Whole categories of crime disappeared. Women and elderly feel safe to walk the streets at night. No one locks their bike anymore in Chongqing.

I care about privacy, but I think we should be smart enough to work out a way to get some of those benefits without going full 1984. For example by having surveillance that can only be queried by an AI with very strong guard rails.

Admittedly, I live in a country with very strong democratic institutions, and I trust we would take action the moment something gets abused or surveillance overreaches. I would probably feel differently living elsewhere.

2 comments

> I trust we would take action the moment something gets abused or surveillance overreaches.

The thing about turnkey authoritarian solutions is that once something happens it's likely too late to take action. However there are often alternative solutions that physically constrain the system such that substantial abuse is impossible without time consuming and expensive physical modifications. The traditional speed cameras in the UK for example.

Cameras, AI integrated at the edge, software that can't be updated remotely, the full stack publicly audited, that only output video data when a suspected violent crime is flagged. Something like that might work. I'm not optimistic such a solution would see much support though.

You'd also probably want a policy put in place in advance to quickly pull them down if certain criteria are met. But again, I'm not optimistic about the prospects.

Well I agree, and my hopes aren't very high of this actually happening. Our politicians tend to be clueless with anything tech related, their opinions calibrated by what they saw in Hollywood movies, where anything tech related always turns into "black mirror". (By contrast, allegedly over half the Chinese politburo has an engineering degree of some kind).

But we could start small, with just one neighborhood, a pilot project where the kinks get worked out and slowly scaled up. Getting permission for a small scale pilot shouldn't be impossible.
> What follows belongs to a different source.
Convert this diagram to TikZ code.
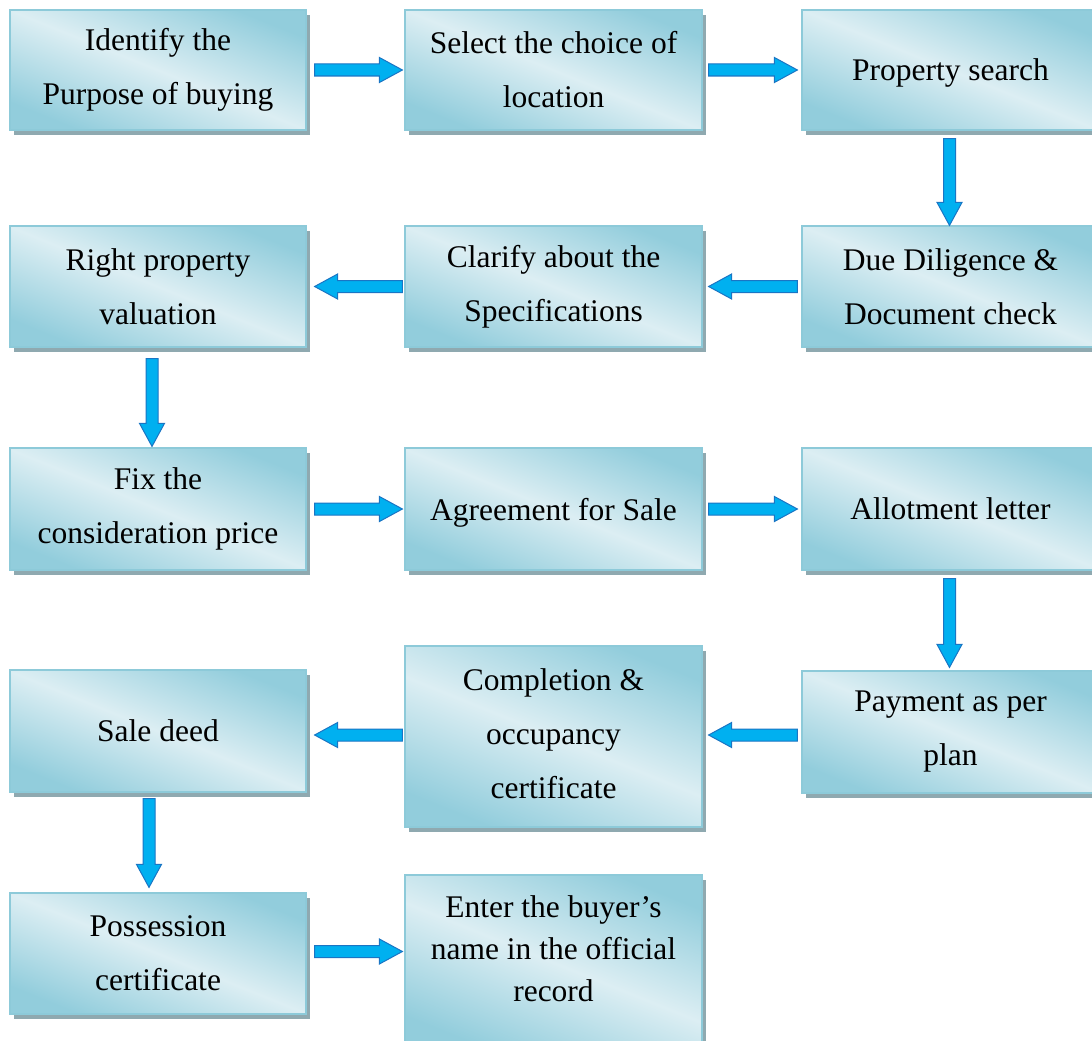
\documentclass[tikz,border=0pt]{standalone}
\usepackage{fontspec}
\setmainfont{Liberation Serif}
\usetikzlibrary{calc,shadows}
\definecolor{boxlight}{HTML}{DCEEF3}
\definecolor{boxdark}{HTML}{92CDDC}
\definecolor{boxline}{HTML}{8DCAD9}
\definecolor{shadowc}{HTML}{8FA9B0}
\definecolor{arrowfill}{HTML}{00B0F0}
\definecolor{arrowline}{HTML}{1A75C4}
\tikzset{
  stepbox/.style={draw=boxline, line width=1.2pt,
    top color=boxdark, bottom color=boxdark, middle color=boxlight, shading angle=-22,
    inner sep=0pt, align=center, font=\fontsize{31.5}{54}\selectfont,
    drop shadow={shadow xshift=4pt, shadow yshift=-5pt, fill=shadowc, opacity=1}},
  oneline/.style={text depth=0pt},
  flowarrow/.style={fill=arrowfill, draw=arrowline, line width=1pt, line join=miter},
}
\newcommand{\blockarrow}[2]{%
  \coordinate (hb) at ($(#2)!23pt!(#1)$);
  \draw[flowarrow] ($(#1)!6pt!90:(#2)$) -- ($(hb)!6pt!90:(#2)$) -- ($(hb)!12.5pt!90:(#2)$)
    -- (#2) -- ($(hb)!12.5pt!-90:(#2)$) -- ($(hb)!6pt!-90:(#2)$) -- ($(#1)!6pt!-90:(#2)$) -- cycle;
}
\begin{document}
\begin{tikzpicture}[x=1pt,y=-1pt]
\useasboundingbox (0,0) rectangle (1092,1041);
% row 1
\node[stepbox, minimum width=296pt, minimum height=120pt] (b1) at (158,70) {Identify the\\Purpose of buying};
\node[stepbox, minimum width=297pt, minimum height=120pt] (b2) at (553.5,70) {Select the choice of\\location};
\node[stepbox, oneline, minimum width=297pt, minimum height=120pt] (b3) at (950.5,70) {Property search};
% row 2
\node[stepbox, minimum width=297pt, minimum height=121pt] (b4) at (950.5,286.5) {Due Diligence \&\\Document check};
\node[stepbox, minimum width=297pt, minimum height=121pt] (b5) at (553.5,286.5) {Clarify about the\\Specifications};
\node[stepbox, minimum width=296pt, minimum height=121pt] (b6) at (158,286.5) {Right property\\valuation};
% row 3
\node[stepbox, minimum width=296pt, minimum height=122pt] (b7) at (158,509) {Fix the\\consideration price};
\node[stepbox, oneline, minimum width=297pt, minimum height=122pt] (b8) at (553.5,509) {Agreement for Sale};
\node[stepbox, oneline, minimum width=297pt, minimum height=122pt] (b9) at (950.5,509) {Allotment letter};
% row 4
\node[stepbox, minimum width=297pt, minimum height=122pt] (b10) at (950.5,732) {Payment as per\\plan};
\node[stepbox, minimum width=297pt, minimum height=181pt,
  label={[font=\fontsize{31.5}{54}\selectfont, align=center, yshift=3pt]center:{Completion \&\\occupancy\\certificate}}] (b11) at (553.5,736.5) {};
\node[stepbox, oneline, minimum width=296pt, minimum height=122pt] (b12) at (158,731) {Sale deed};
% row 5
\node[stepbox, minimum width=296pt, minimum height=121pt] (b13) at (158,953.5) {Possession\\certificate};
\node[stepbox, minimum width=297pt, minimum height=175pt,
  label={[font=\fontsize{31.5}{42}\selectfont, align=center, yshift=14pt]center:{Enter the buyer’s\\name in the official\\record}}] (b14) at (553.5,962.5) {};
% arrow end points
\coordinate (a1s) at ($(b1.east)+(8,0)$);   \coordinate (a1t) at ($(b2.west)+(-2,0)$);
\coordinate (a2s) at ($(b2.east)+(6,0)$);   \coordinate (a2t) at ($(b3.west)+(-4,0)$);
\coordinate (a3s) at ($(b3.south)+(-1,8)$); \coordinate (a3t) at ($(b4.north)+(-1,0)$);
\coordinate (a4s) at ($(b4.west)+(-4,0)$);  \coordinate (a4t) at ($(b5.east)+(6,0)$);
\coordinate (a5s) at ($(b5.west)+(-2,0)$);  \coordinate (a5t) at ($(b6.east)+(8,0)$);
\coordinate (a6s) at ($(b6.south)+(-6,11)$); \coordinate (a6t) at ($(b7.north)+(-6,-1)$);
\coordinate (a7s) at ($(b7.east)+(8,0)$);   \coordinate (a7t) at ($(b8.west)+(-2,0)$);
\coordinate (a8s) at ($(b8.east)+(6,0)$);   \coordinate (a8t) at ($(b9.west)+(-4,0)$);
\coordinate (a9s) at ($(b9.south)+(-1,8)$); \coordinate (a9t) at ($(b10.north)+(-1,-3)$);
\coordinate (a10s) at ($(b10.west)+(-4,3)$); \coordinate (a10t) at ($(b11.east)+(6,-1.5)$);
\coordinate (a11s) at ($(b11.west)+(-2,-1.5)$); \coordinate (a11t) at ($(b12.east)+(8,4)$);
\coordinate (a12s) at ($(b12.south)+(-9,6)$); \coordinate (a12t) at ($(b13.north)+(-9,-5)$);
\coordinate (a13s) at ($(b13.east)+(8,-2)$); \coordinate (a13t) at ($(b14.west)+(-2,-11)$);
\blockarrow{a1s}{a1t}
\blockarrow{a2s}{a2t}
\blockarrow{a3s}{a3t}
\blockarrow{a4s}{a4t}
\blockarrow{a5s}{a5t}
\blockarrow{a6s}{a6t}
\blockarrow{a7s}{a7t}
\blockarrow{a8s}{a8t}
\blockarrow{a9s}{a9t}
\blockarrow{a10s}{a10t}
\blockarrow{a11s}{a11t}
\blockarrow{a12s}{a12t}
\blockarrow{a13s}{a13t}
\end{tikzpicture}
\end{document}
So you want to slippery slope your way into Nazi Germany?
Everybody made that exact same "slippery slope to Nazi Germany" argument when euthanasia was legalized here. That was decades ago. There have been several attempts to broaden or narrow the scope of those laws and the democratic institutions did just what they were designed to do, making changes judiciously.

If you are worried about the slippery slope, then you are really worried that democracy does not work as intended. (And depending on where you live that may be a very reasonable worry). By the way, Nazi Germany was not really a surveillance state, perhaps you are thinking of East Germany?

> If you are worried about the slippery slope, then you are really worried that democracy does not work as intended.

Not really. That's a well established failure mode. People's perceptions can gradually shift as they become accustomed to the new way of doing things.

Personally I'd be less concerned about a slippery slope and more concerned about abrupt changes in policy. All infrastructure should be designed with the worst case scenario in mind. It's naive to assume that things will never get worse suddenly or that we will have plenty of warning or even a meaningful opportunity to react.

Are you saying democracy is working as intended, but you don't like the outcome?
There's no way to deploy a system like the one you're describing without being abused for authoritarian overreach. It's simply a matter of time, and once it is deployed for authoritarian overreach, the only way back will be paid for in blood.